From: Roman Gushchin
Date: Mon Feb 03 2020 - 13:25:30 EST


On Mon, Feb 03, 2020 at 12:58:18PM -0500, Johannes Weiner wrote:
> On Mon, Jan 27, 2020 at 09:34:37AM -0800, Roman Gushchin wrote:
> > Currently s8 type is used for per-cpu caching of per-node statistics.
> > It works fine because the overfill threshold can't exceed 125.
> >
> > But if some counters are in bytes (and the next commit in the series
> > will convert slab counters to bytes), it's not gonna work:
> > value in bytes can easily exceed s8 without exceeding the threshold
> > converted to bytes. So to avoid overfilling per-cpu caches and breaking
> > vmstats correctness, let's use s32 instead.
> >
> > This doesn't affect per-zone statistics.
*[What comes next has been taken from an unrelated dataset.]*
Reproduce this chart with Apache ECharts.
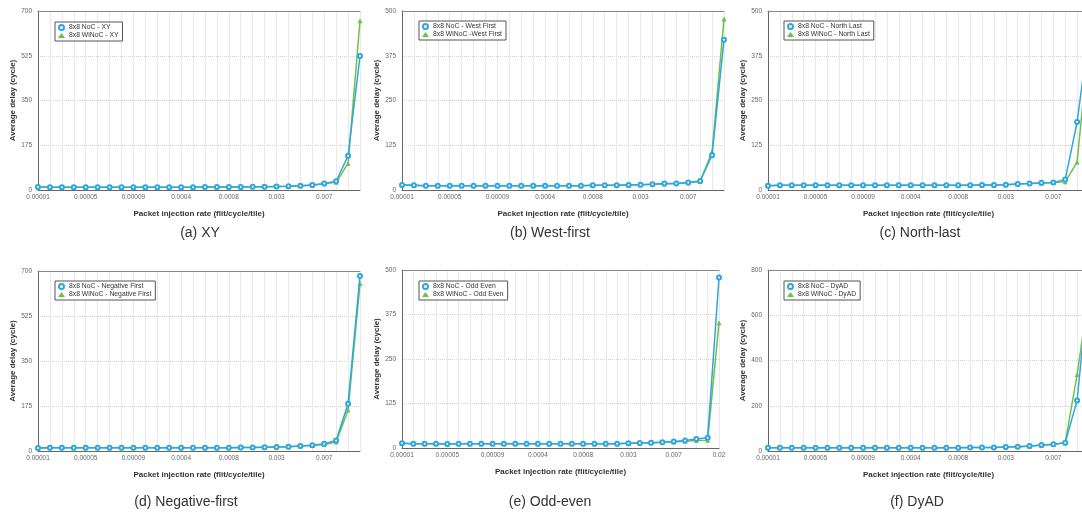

There are no plans to use
> > zone-level byte-sized counters, so no reasons to change anything.
>
> Wait, is this still necessary? AFAIU, the node counters will account
> full slab pages, including free space, and only the memcg counters
> that track actual objects will be in bytes.
>
> Can you please elaborate?

It's weird to have a counter with the same name (e.g. NR_SLAB_RECLAIMABLE_B)
being in different units depending on the accounting scope.
So I do convert all slab counters: global, per-lruvec,
and per-memcg to bytes.

Alternatively I can fork them, e.g. introduce per-memcg or per-lruvec
NR_SLAB_RECLAIMABLE_OBJ
NR_SLAB_UNRECLAIMABLE_OBJ
and keep global counters untouched. If going this way, I'd prefer to make
them per-memcg, because it will simplify things on charging paths:
now we do get task->mem_cgroup->obj_cgroup in the pre_alloc_hook(),
and then obj_cgroup->mem_cgroup in the post_alloc_hook() just to
bump per-lruvec counters.


Btw, I wonder if we really need per-lruvec counters at all (at least
being enabled by default). For the significant amount of users who
have a single-node machine it doesn't bring anything except performance
overhead. For those who have multiple nodes (and most likely many many
memory cgroups) it provides way too many data except for debugging
some weird mm issues.
I guess in the absolute majority of cases having global per-node + per-memcg
counters will be enough.

Thanks!